Ein sauberer Schnitt durch die sizilianischen Reisknödel offenbarte ihren Bolo-Kern.
Mit Erbsen, kleingehackten Zwiebeln und Karotten hatte die zum Vorschein kommende Hackfleischsaucenfüllung durchaus auch ihre vegetabilen Momente. Nur leider blieb sie in der Würze doch recht brav, um nicht zu sagen blass.
Da hätte ich mir etwas mehr „Wumms“ gewünscht, zumal ja auch der Reismantel recht neutral schmeckte. Nicht falsch verstehen. Die Mafia-Kroketten waren handwerklich gut gemacht und sahen auf der edlen Keramik auch klasse aus. Nur leider konnten sie diesen Eindruck am Gaumen nicht ganz bestätigen. Ein wenig fad im Abgang. In etwa so wie der des ehemaligen Präsidenten der Vereinigten Staaten vor ein paar Tagen.
Meine Frau zeigte sich da schon etwas zufriedener, wenngleich der Verzehr ihres Falafel-Sandwichs infolge einer Überdosis Joghurt-Sauce zum süffig-tropfenden Pita-Erlebnis tendierte.
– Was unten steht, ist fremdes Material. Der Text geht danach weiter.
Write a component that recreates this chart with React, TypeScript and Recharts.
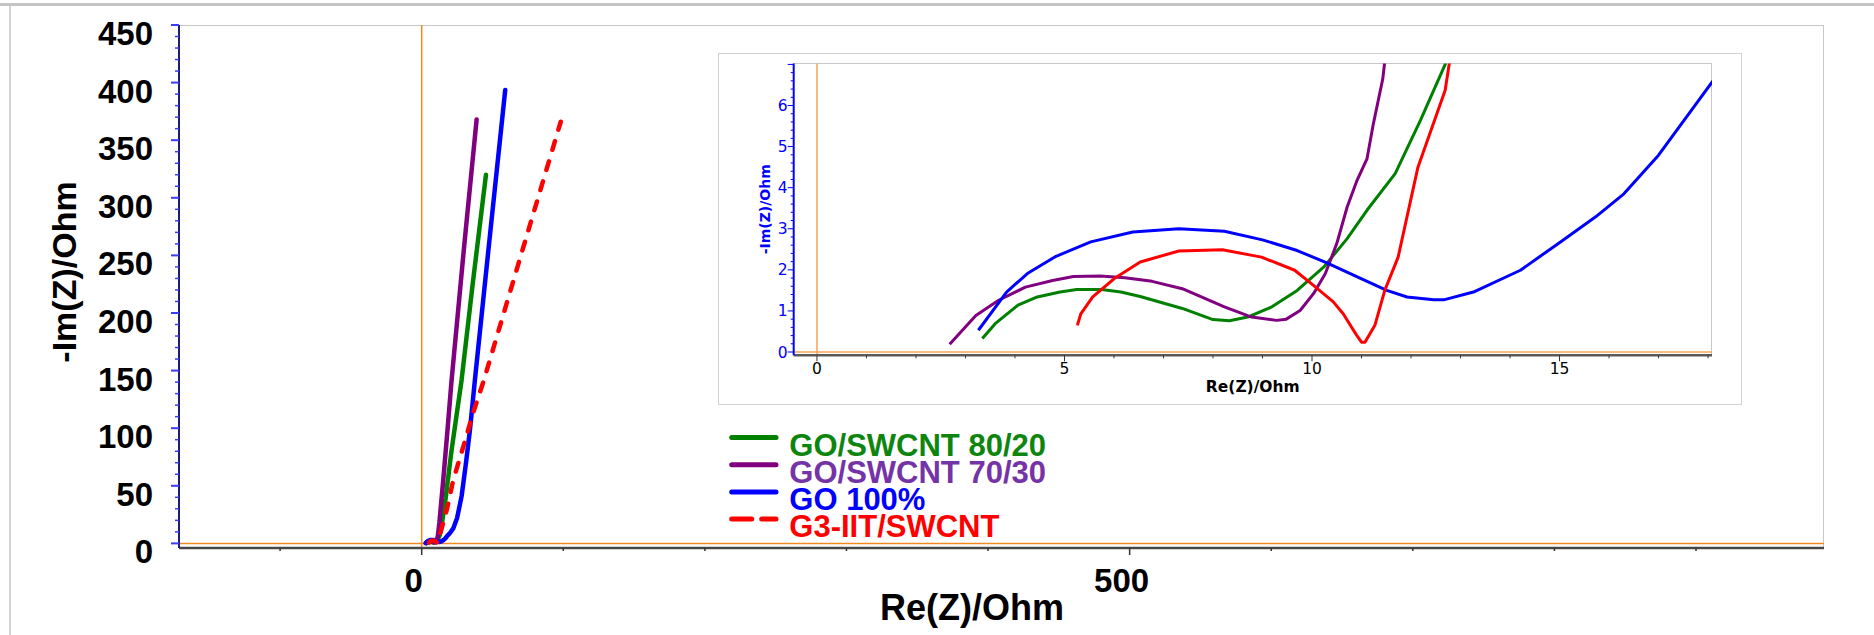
import React from 'react';
import { LineChart, Line, XAxis, YAxis, ReferenceLine, Legend } from 'recharts';

// ---------- data ----------
const seriesNames = ['GO/SWCNT 80/20', 'GO/SWCNT 70/30', 'GO 100%', 'G3-IIT/SWCNT'];
const lineColors = ['#008000', '#800080', '#0000ff', '#ff0000'];
const textColors = ['#0e850e', '#7433a6', '#0000ff', '#ff0000'];

const greenRe = [3.34, 3.6, 4.06, 4.45, 4.91, 5.25, 5.75, 6.14, 6.53, 7.38, 8.0, 8.33, 8.7, 9.19, 9.7, 10.24, 10.71, 11.11, 11.68, 12.19, 12.69, 14, 17, 21, 28.2, 36, 45.4];
const greenIm = [0.33, 0.69, 1.14, 1.34, 1.46, 1.52, 1.52, 1.46, 1.35, 1.06, 0.79, 0.76, 0.85, 1.1, 1.5, 2.07, 2.76, 3.45, 4.34, 5.64, 7.0, 15, 40, 80, 142, 225, 320];

const purpleRe = [2.68, 3.21, 3.67, 4.21, 4.76, 5.18, 5.72, 6.22, 6.77, 7.38, 8.23, 8.78, 9.29, 9.48, 9.76, 10.03, 10.27, 10.5, 10.71, 10.91, 11.11, 11.24, 11.43, 12.5, 15, 18, 21, 30, 38.8];
const purpleIm = [0.19, 0.89, 1.26, 1.58, 1.74, 1.84, 1.85, 1.81, 1.72, 1.54, 1.1, 0.85, 0.77, 0.8, 1.01, 1.42, 1.91, 2.64, 3.53, 4.18, 4.7, 5.56, 6.65, 18, 52, 95, 140, 258, 368];

const blueRe = [3.26, 3.83, 4.25, 4.83, 5.53, 6.38, 7.31, 8.23, 9.0, 9.7, 10.3, 10.98, 11.51, 11.92, 12.46, 12.66, 13.26, 14.21, 15.02, 15.73, 16.3, 17.0, 18.08, 20, 22.3, 25, 28.2, 31.3, 34.1, 37.6, 48, 59];
const blueIm = [0.53, 1.46, 1.91, 2.33, 2.68, 2.92, 3.0, 2.94, 2.73, 2.47, 2.17, 1.79, 1.5, 1.34, 1.27, 1.27, 1.46, 1.99, 2.68, 3.29, 3.85, 4.79, 6.57, 9, 13, 22, 41, 70, 98.6, 142, 265, 393.6];

const redRe = [5.26, 5.33, 5.57, 6.03, 6.53, 7.31, 8.19, 8.98, 9.65, 10.03, 10.43, 10.63, 10.9, 11.0, 11.07, 11.27, 11.47, 11.74, 12.14, 12.69, 12.77, 15, 17.7, 22.3, 29.4, 36, 44, 72, 98.2];
const redIm = [0.65, 0.93, 1.34, 1.81, 2.19, 2.46, 2.49, 2.31, 1.99, 1.62, 1.22, 0.93, 0.41, 0.24, 0.24, 0.65, 1.5, 2.31, 4.5, 6.37, 7.0, 17, 29, 55, 84, 112, 142, 258, 366];

const mainXTicks = [-100, 0, 100, 200, 300, 400, 500, 600, 700, 800, 900];
const mainXLabels = [0, 500];
const mainYLabels = [0, 50, 100, 150, 200, 250, 300, 350, 400, 450];
const mainYMinorStep = 10;
const insetXTicks = [0, 1, 2, 3, 4, 5, 6, 7, 8, 9, 10, 11, 12, 13, 14, 15, 16, 17, 18];
const insetXLabels = [0, 5, 10, 15];
const insetYLabels = [0, 1, 2, 3, 4, 5, 6];
const insetYMinorPerUnit = 5;

// ---------- derived ----------
const toPoints = (re: number[], im: number[]) => re.map((r, i) => ({ re: r, im: im[i] }));
const series = [
  { name: seriesNames[0], data: toPoints(greenRe, greenIm), color: lineColors[0], text: textColors[0], dash: undefined as string | undefined },
  { name: seriesNames[1], data: toPoints(purpleRe, purpleIm), color: lineColors[1], text: textColors[1], dash: undefined },
  { name: seriesNames[2], data: toPoints(blueRe, blueIm), color: lineColors[2], text: textColors[2], dash: undefined },
  { name: seriesNames[3], data: toPoints(redRe, redIm), color: lineColors[3], text: textColors[3], dash: '9 12' },
];
const mainYTicks: number[] = [];
for (let v = 0; v <= 450; v += mainYMinorStep) mainYTicks.push(v);
const insetYTicks: number[] = [];
for (let i = 0; i <= 7 * insetYMinorPerUnit; i++) insetYTicks.push(i / insetYMinorPerUnit);

const MAIN_FONT = "'Liberation Sans', Arial, sans-serif";
const INSET_FONT = "'DejaVu Sans', Verdana, sans-serif";
const ORANGE = '#f28a1e';

// ---------- ticks ----------
const MainYTick = (props: any) => {
  const { x, y, payload } = props;
  const v = payload.value;
  const major = mainYLabels.includes(v);
  return (
    <g>
      <line x1={x - (major ? 8 : 4)} x2={x} y1={y} y2={y} stroke="#3b3bff" strokeWidth={major ? 2 : 1.5} />
      {major && (
        <text x={x - 26} y={y + 20} textAnchor="end" fontSize={33} fontWeight="bold" fontFamily={MAIN_FONT} fill="#000">
          {v}
        </text>
      )}
    </g>
  );
};

const MainXTick = (props: any) => {
  const { x, y, payload } = props;
  const v = payload.value;
  const major = mainXLabels.includes(v);
  return (
    <g>
      <line x1={x} x2={x} y1={y} y2={y + (major ? 7 : 3)} stroke="#333" strokeWidth={1.5} />
      {major && (
        <text x={x - 8} y={y + 44} textAnchor="middle" fontSize={33} fontWeight="bold" fontFamily={MAIN_FONT} fill="#000">
          {v}
        </text>
      )}
    </g>
  );
};

const InsetYTick = (props: any) => {
  const { x, y, payload } = props;
  const v = payload.value;
  const isInt = Math.abs(v - Math.round(v)) < 1e-6;
  const labeled = isInt && insetYLabels.includes(Math.round(v));
  return (
    <g>
      <line x1={x - (isInt ? 6 : 3)} x2={x} y1={y} y2={y} stroke="#0000ff" strokeWidth={1} />
      {labeled && (
        <text x={x - 6} y={y + 5.5} textAnchor="end" fontSize={15.5} fontFamily={INSET_FONT} fill="#0000ff">
          {Math.round(v)}
        </text>
      )}
    </g>
  );
};

const InsetXTick = (props: any) => {
  const { x, y, payload } = props;
  const v = payload.value;
  const major = insetXLabels.includes(v);
  return (
    <g>
      <line x1={x} x2={x} y1={y} y2={y + (major ? 6 : 3)} stroke="#333" strokeWidth={1} />
      {major && (
        <text x={x} y={y + 19} textAnchor="middle" fontSize={15.5} fontFamily={INSET_FONT} fill="#000">
          {v}
        </text>
      )}
    </g>
  );
};

// ---------- legend ----------
const LEG_LEFT = 720;
const LEG_TOP = 420;
const LegendContent = () => (
  <svg width={420} height={130} style={{ display: 'block', overflow: 'visible' }}>
    {series.map((s, i) => (
      <g key={s.name}>
        <line
          x1={731.7 - LEG_LEFT}
          x2={776 - LEG_LEFT}
          y1={437.5 + 27.2 * i - LEG_TOP}
          y2={437.5 + 27.2 * i - LEG_TOP}
          stroke={s.color}
          strokeWidth={5}
          strokeLinecap="round"
          strokeDasharray={s.dash ? '20 10' : undefined}
        />
        <text
          x={789.3 - LEG_LEFT}
          y={456 + 27 * i - LEG_TOP}
          fontSize={31}
          fontWeight="bold"
          fontFamily={MAIN_FONT}
          fill={s.text}
        >
          {s.name}
        </text>
      </g>
    ))}
  </svg>
);

export default function App() {
  return (
    <div style={{ position: 'absolute', left: 0, top: 0, width: 1874, height: 635, background: '#fff', overflow: 'hidden' }}>
      {/* page frame */}
      <div style={{ position: 'absolute', left: 0, top: 3, width: 1874, height: 3, background: '#c4c4c4' }} />
      <div style={{ position: 'absolute', left: 9, top: 6, width: 2, height: 629, background: '#d4d4d4' }} />
      {/* main plot frame */}
      <div style={{ position: 'absolute', left: 179, top: 25, width: 1645, height: 523, borderTop: '1.5px solid #c8c8c8', borderRight: '1.5px solid #c8c8c8', boxSizing: 'border-box' }} />

      <div style={{ position: 'absolute', left: 0, top: 0 }}>
        <LineChart width={1874} height={635} margin={{ top: 25, right: 50, bottom: 27, left: 79 }}>
          <XAxis
            type="number"
            dataKey="re"
            domain={[-171.4, 990.4]}
            ticks={mainXTicks}
            interval={0}
            allowDataOverflow
            height={60}
            tickSize={0}
            tickMargin={0}
            tickLine={false}
            tick={(p: any) => <MainXTick {...p} />}
            axisLine={{ stroke: '#474747', strokeWidth: 2.5 }}
            label={{
              content: () => (
                <text x={972} y={620} textAnchor="middle" fontSize={36} fontWeight="bold" fontFamily={MAIN_FONT} fill="#000">
                  Re(Z)/Ohm
                </text>
              ),
            }}
          />
          <YAxis
            type="number"
            dataKey="im"
            domain={[-4, 450]}
            ticks={mainYTicks}
            interval={0}
            allowDataOverflow
            width={100}
            tickSize={0}
            tickMargin={0}
            tickLine={false}
            tick={(p: any) => <MainYTick {...p} />}
            axisLine={{ stroke: '#1d1d6b', strokeWidth: 2 }}
            label={{
              content: () => (
                <text x={76} y={272} transform="rotate(-90 76 272)" textAnchor="middle" fontSize={34} fontWeight="bold" fontFamily={MAIN_FONT} fill="#000">
                  -Im(Z)/Ohm
                </text>
              ),
            }}
          />
          <ReferenceLine x={0} stroke={ORANGE} strokeWidth={1.5} />
          <ReferenceLine y={0} stroke={ORANGE} strokeWidth={1.5} />
          {series.map((s) => (
            <Line
              key={s.name}
              data={s.data}
              dataKey="im"
              name={s.name}
              type="linear"
              stroke={s.color}
              strokeWidth={4.5}
              strokeDasharray={s.dash}
              strokeLinecap="round"
              strokeLinejoin="round"
              dot={false}
              activeDot={false}
              isAnimationActive={false}
            />
          ))}
          <Legend
            layout="vertical"
            align="center"
            verticalAlign="middle"
            content={() => <LegendContent />}
            wrapperStyle={{ position: 'absolute', left: LEG_LEFT, top: LEG_TOP, width: 420, height: 130 }}
          />
        </LineChart>
      </div>

      {/* inset */}
      <div style={{ position: 'absolute', left: 717.7, top: 52.7, width: 1024, height: 352.6, border: '1.5px solid #d2d2d2', boxSizing: 'border-box', background: '#fff' }} />
      <div style={{ position: 'absolute', left: 793.4, top: 63.3, width: 918.3, height: 291.7, borderTop: '1.5px solid #c8c8c8', borderRight: '1.5px solid #c8c8c8', boxSizing: 'border-box' }} />
      <div style={{ position: 'absolute', left: 717.7, top: 52.7 }}>
        <LineChart width={1024} height={353} margin={{ top: 10.6, right: 30, bottom: 10.7, left: 15.7 }}>
          <XAxis
            type="number"
            dataKey="re"
            domain={[-0.47, 18.08]}
            ticks={insetXTicks}
            interval={0}
            allowDataOverflow
            height={40}
            tickSize={0}
            tickMargin={0}
            tickLine={false}
            tick={(p: any) => <InsetXTick {...p} />}
            axisLine={{ stroke: '#5a5a5a', strokeWidth: 2.5 }}
            label={{
              content: () => (
                <text x={1252.5 - 717.7} y={392 - 52.7} textAnchor="middle" fontSize={15.5} fontWeight="bold" fontFamily={INSET_FONT} fill="#000">
                  Re(Z)/Ohm
                </text>
              ),
            }}
          />
          <YAxis
            type="number"
            dataKey="im"
            domain={[-0.08, 7.02]}
            ticks={insetYTicks}
            interval={0}
            allowDataOverflow
            width={60}
            tickSize={0}
            tickMargin={0}
            tickLine={false}
            tick={(p: any) => <InsetYTick {...p} />}
            axisLine={{ stroke: '#0000ff', strokeWidth: 2 }}
            label={{
              content: () => (
                <text x={770 - 717.7} y={209 - 52.7} transform={`rotate(-90 ${770 - 717.7} ${209 - 52.7})`} textAnchor="middle" fontSize={14} fontWeight="bold" fontFamily={INSET_FONT} fill="#0000ff">
                  -Im(Z)/Ohm
                </text>
              ),
            }}
          />
          <ReferenceLine x={0} stroke="#f6a555" strokeWidth={1.5} />
          <ReferenceLine y={0} stroke="#f6a555" strokeWidth={1.5} />
          {series.map((s) => (
            <Line
              key={s.name}
              data={s.data}
              dataKey="im"
              name={s.name}
              type="linear"
              stroke={s.color}
              strokeWidth={3}
              strokeLinejoin="round"
              dot={false}
              activeDot={false}
              isAnimationActive={false}
            />
          ))}
        </LineChart>
      </div>
    </div>
  );
}
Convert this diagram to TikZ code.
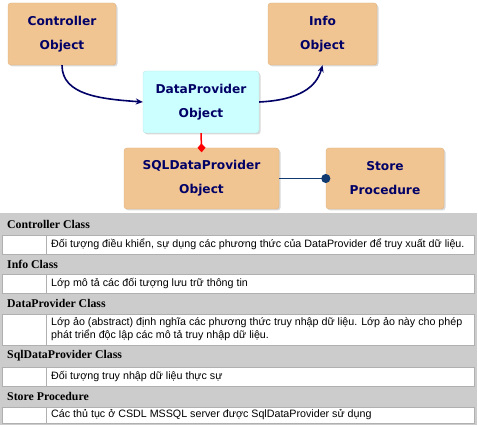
\documentclass[tikz,border=0pt]{standalone}
\usepackage{fontspec}
\usetikzlibrary{arrows.meta,shadows}
\newfontfamily\boxfont{DejaVu Sans}
\newfontfamily\headfont{Liberation Serif}
\newfontfamily\cellfont{Liberation Sans}
\definecolor{objpeach}{RGB}{241,197,146}
\definecolor{objedge}{RGB}{224,178,126}
\definecolor{objcyan}{RGB}{204,255,255}
\definecolor{objnavy}{RGB}{0,0,102}
\definecolor{linkblue}{RGB}{16,58,112}
\definecolor{rowgray}{RGB}{204,204,204}
\definecolor{rowline}{RGB}{176,176,176}

\begin{document}
\begin{tikzpicture}[x=1pt,y=-1pt,
    objbox/.style={draw=objedge, fill=objpeach, rounded corners=3pt,
      drop shadow={shadow xshift=1.5pt,shadow yshift=-1.5pt,opacity=0.3},
      align=center, text=objnavy, inner sep=0pt,
      font=\boxfont\bfseries\fontsize{12.2}{24}\selectfont},
    calllink/.style={draw=objnavy, line width=1.6pt, -{Stealth[length=7pt,width=6pt]}},
    headtext/.style={anchor=west, inner sep=0pt, font=\headfont\bfseries\fontsize{11.8}{13}\selectfont},
    celltext/.style={anchor=west, inner sep=0pt, align=left, font=\cellfont\fontsize{10.7}{13}\selectfont}]
  \useasboundingbox (0,0) rectangle (478,427);

  % objects
  \node[objbox, minimum width=108pt, minimum height=62pt] (ctrl) at (62,34) {Controller\\Object};
  \node[objbox, minimum width=109pt, minimum height=62pt] (info) at (322.5,34) {Info\\Object};
  \node[objbox, fill=objcyan, draw=objcyan!80!gray, minimum width=116pt, minimum height=62pt]
    (dp) at (201,102) {DataProvider\\Object};
  \node[objbox, minimum width=155pt, minimum height=61pt] (sql) at (201.5,178.5) {SQLDataProvider\\Object};
  \node[objbox, minimum width=118pt, minimum height=61pt] (store) at (385,178.5) {Store\\Procedure};

  % links
  \draw[calllink] (ctrl.south) .. controls +(0,30) and +(-42,-3) .. (dp.west);
  \draw[calllink] (dp.east) .. controls +(40,-2) and +(-6,22) .. (info.south);
  \draw[red, line width=1.5pt, -{Diamond[length=9pt,width=8pt]}, shorten >=-4.5pt] (dp.south) -- (sql.north);
  \draw[linkblue, line width=1.8pt, -{Circle[length=9pt]}, shorten >=-4.5pt] (sql.east) -- (store.west);

  % table
  \fill[rowgray] (0,213) rectangle (477,425);
  \foreach \head/\body/\ya/\yb/\yc [count=\i] in {
      {Controller Class}/{Đối tượng điều khiển, sự dụng các phương thức của DataProvider để truy xuất dữ liệu.}/214/235/254,
      {Info Class}/{Lớp mô tả các đối tượng lưu trữ thông tin}/254/274/293,
      {DataProvider Class}/{Lớp ảo (abstract) định nghĩa các phương thức truy nhập dữ liệu. Lớp ảo này cho phép\\phát triển độc lập các mô tả truy nhập dữ liệu.}/293/314/345,
      {SqlDataProvider Class}/{Đối tượng truy nhập dữ liệu thực sự}/345/367/386,
      {Store Procedure}/{Các thủ tục ở CSDL MSSQL server được SqlDataProvider sử dụng}/386/407/423}
  {
    \draw[rowline, fill=white] (2,\yb) rectangle (474,\yc);
    \draw[rowline] (46,\yb) -- (46,\yc);
    \node[headtext] (head\i) at (7,{(\ya+\yb)/2}) {\head};
    \node[celltext] (cell\i) at (51,{(\yb+\yc)/2}) {\body};
  }
\end{tikzpicture}
\end{document}
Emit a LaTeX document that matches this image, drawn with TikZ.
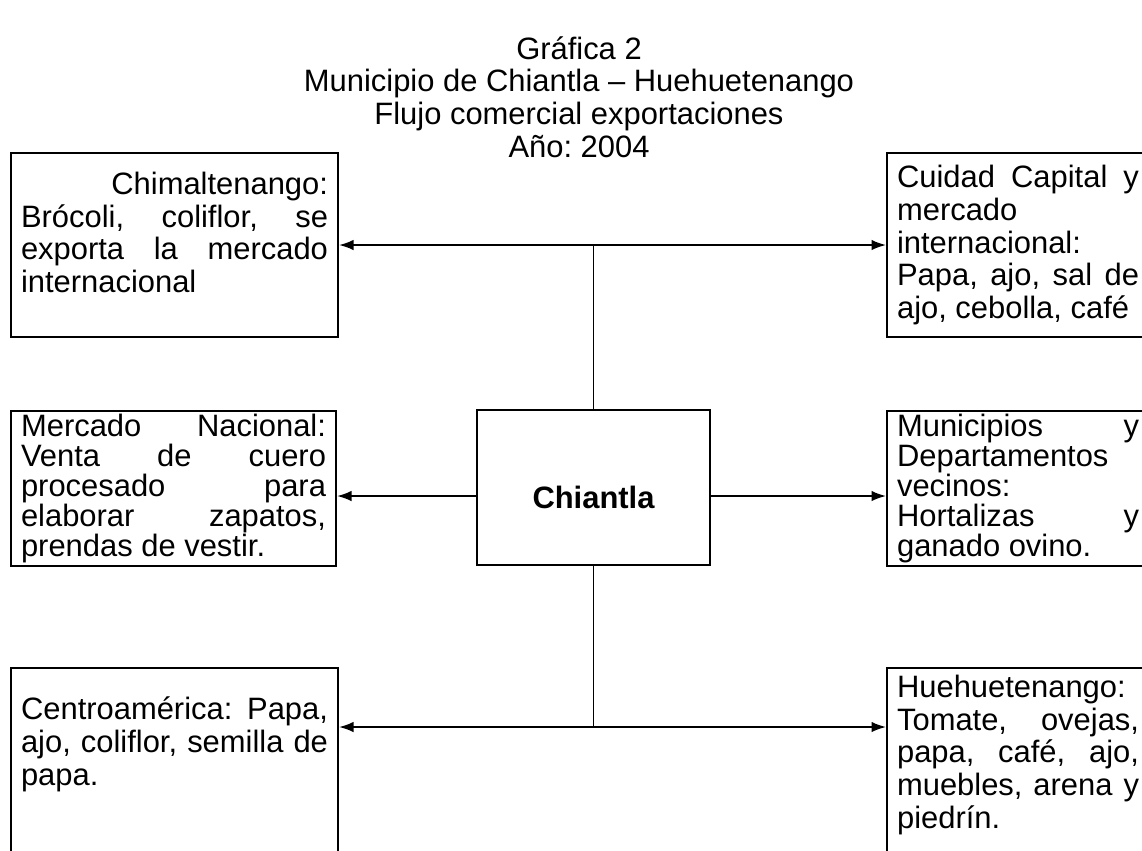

Kleingeschnippelte Gurken, Tomaten und Peperoni sorgten für etwas zusätzliche Frische. Die darauf gestrichene Hummuscrème duftete zwar angenehm nach Kreuzkümmel, hätte aber auch ein wenig mehr „Schmackes“ vertragen können.
Natürlich war dieser Fladenbrot-Snack vom Aussehen her irgendwo zwischen veganem Falafel-Döner und Shawarma-Sandwich angesiedelt. Aber damit hatte meine Herzensdame ja auch gerechnet. Außerdem lobte sie die mit Sesam bestreute Brothülle, deren Krume angenehm fluffig daherkam. Da machte sich die Qualität des regionalen Bäckers positiv bemerkbar.
Schlussendlich bleibt festzuhalten, dass die Qualität der genossenem Kleingerichte absolut in Ordnung ging. Etwas mehr Geschmackstiefe – gerne auch mit mehr „Ecken und Kanten“ – täten dem hier dargebotenen Straßenfutter gut. Denn in den Ländern, aus denen die Gerichte stammen, wird die Aromenküche großgeschrieben. Eine Entdeckung war das „Fernweh“ war trotzdem, denn es bringt ein wenig Abwechslung für Leute, die auf die Schnelle gerne mal was Neues ausprobieren. Den Betreibern wünsche ich, dass ihr derzeitiges Take-Away-Angebot angenommen wird und sie diese harte Zeit überstehen.